Digital fashion meets at the intersections of couture and video games. Now It gives anybody the opportunity to become their own Final Fantasy character. Is this the future of fashion?
What is Digital Fashion?
Wearable fashion is moving into the digital realm in a bid to slow down fashion wastage and encourage sustainability. To illustrate, digital fashion is the ability to design, wear and collect garments in digital spaces. But it isn’t exactly what you’d expect. Companies like DressX prompt consumers to purchase clothing and then submit a photo to have it applied to.
The process goes a little something like this:
- Take a picture of yourself;
- Choose a product from the website;
- Upload your picture;
- 3D tailor adjusts your picture to feature your new purchase;
- Share on social
This process allows for a lot more opportunity to wear clothing that is unattainable in the physical realm, this is its biggest appeal. To have consumers wear a costume and live out their own video game fantasy.
The Beginning of Digital Fashion
The idea of digital clothing has been around for a few years. Most notably in 2016, Lightning, the leading female character in the best-selling PS3 game Final Fantasy XIII stunned audiences as the model for Louis Vuitton’s Spring-Summer campaign. This was a first in the world of fashion, where digital culture collided with high fashion designs in an unprecedented way to experience clothing. From this point onwards the fashion industry has adopted digital functionality into its collections. With many high fashion brands like Prada, Balenciaga and Moschino presenting digital runways in their SS21 season.
The production of digital clothing became the next logical step in the digital fashion realm. With the rise of NFTs and digital artistic production in 2020-21, the world saw the rise of digital wearables with DressX leading the charge. The company rose to become the largest NFT market for fashion and is continuing to expand and develop –into the metaverse.
AR Dress-ups and the Metaverse
Concepts surrounding digital fashion production are largely centred around the conversation of minimal production output and the potential for creative expression.
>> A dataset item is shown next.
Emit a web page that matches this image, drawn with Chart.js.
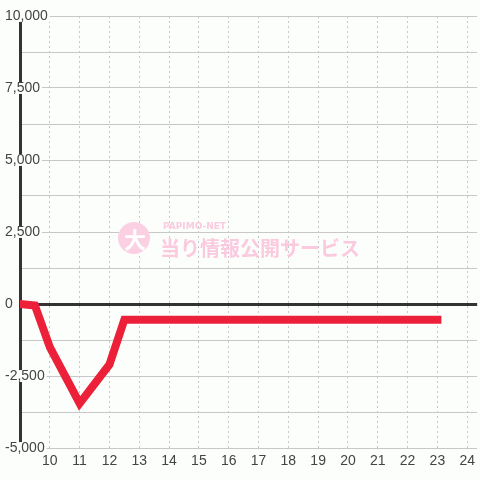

It’s no surprise that the digital fashion market is moving into the metaverse. The objective is to expand fashion by giving people the potential to explore their wardrobes entirely digitally.
To create a metaverse that functions as a platform for collecting and digitally archiving unique pieces, NFTs become an integral part of its functionality. A ‘non-fungible token’ (NFT) is an entirely unique piece of data that is stored digitally. It lays the economic groundwork for digital atelier’s design work. And it’s changing the face of fashion as we know it.
We can begin to see metaverse unfolding now. In 2020, Demna Gvasalia engineered Balenciaga’s own video game “Afterworld: The Age of Tomorrow”. It’s a game intended to showcase their Fall 2021 collection. This game lets players walk around a world in which they play as a character donned in meticulously crafted digital garments. In this world you play as your own fashion icon, strutting the streets like Kaia Gerber.
With the adoption of digital fashion, we’ll see worlds merge together as gamers and fashionistas contribute to the burgeoning force that is the metaverse. Within this rapidly expanding market clothing will become a part of digital memorabilia, facets of the digital age and relics of creative innovation.